Nessa medida, a emissão de uma licença de exploração de uma pedreira deve ser precedida de um parecer favorável da CMS, nos termos do art. 9.º do DL 270/2001.
Algo que me intrigou: o art. 11.º do DL 270/2001 afirma que, conforme a espécie de pedreira em causa, a competência para a atribuição de licenças de pesquisa e exploração é da Câmara Municipal ou da Direcção Regional de Economia. Como surge então a CCDR LVT a emitir uma licença de exploração?
Parece de considerar que o que a CCDR emitiu não foi uma licença, mas antes um parecer favorável… É, inclusivamente, isso que resulta de um documento que sistematiza o processo de atribuição de licenças de exploração de pedreiras elaborado pela CCDR LVT e disponível aqui.
É sabido que o PDM, um plano municipal, vincula os particulares, podendo ser-lhes oposto, mas podendo ser também por eles oposto às entidades públicas (arts. 11.º LBOTU e 3.º RJIGT). Dotados de eficácia plurisubjectiva, os planos municipais definem os modos de ocupação dos solos, servindo de parâmetro à prática de actos administrativos de gestão urbanística.
Ainda assim, a CMS não poderá ser obrigada a licenciar aquele projecto concreto de exploração de recursos minerais, pois uma série de elementos haverão de ser ponderados, atendendo às características concretas do plano que o proprietário apresente, às características específicas da área, etc.
Outra hipótese que poderá ser levantada é a de a CMS não proceder ao licenciamento em virtude do facto de estar actualmente em curso a revisão do PDM por eventualmente ter aprovado uma medida cautelar de suspensão da concessão de licenças durante a revisão do PDM. É dado de que não disponho.

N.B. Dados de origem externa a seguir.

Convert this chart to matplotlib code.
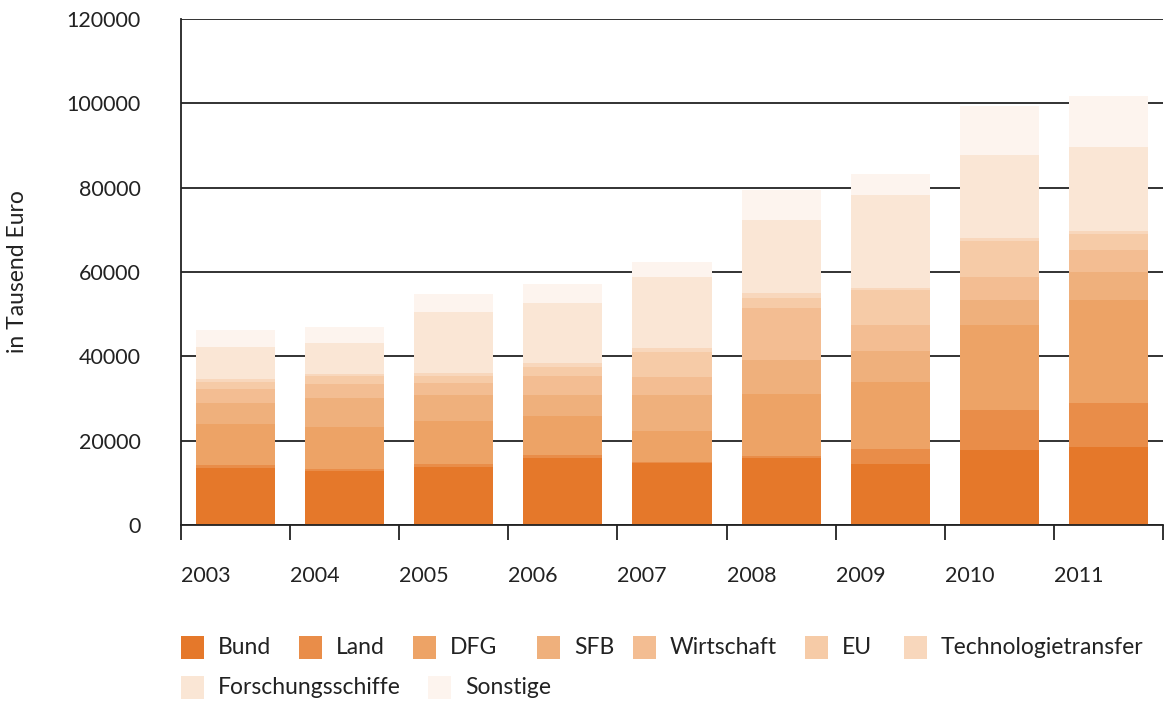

O problema não parece fácil de resolver.
Uma área florestal que deve ser preservada está em jogo. O concelho de Sintra, um dos mais populosos do país, com maior diversidade de contextos sociais e geográficos, precisa deste espaço.
Esperemos que as instâncias europeias actuem na defesa dos direitos e legítimos interesses de todos nós e que do novo PDM resulte uma planificação urbanística que não possa pôr em causa as necessidades de fauna e flora que cada vez mais se fazem sentir.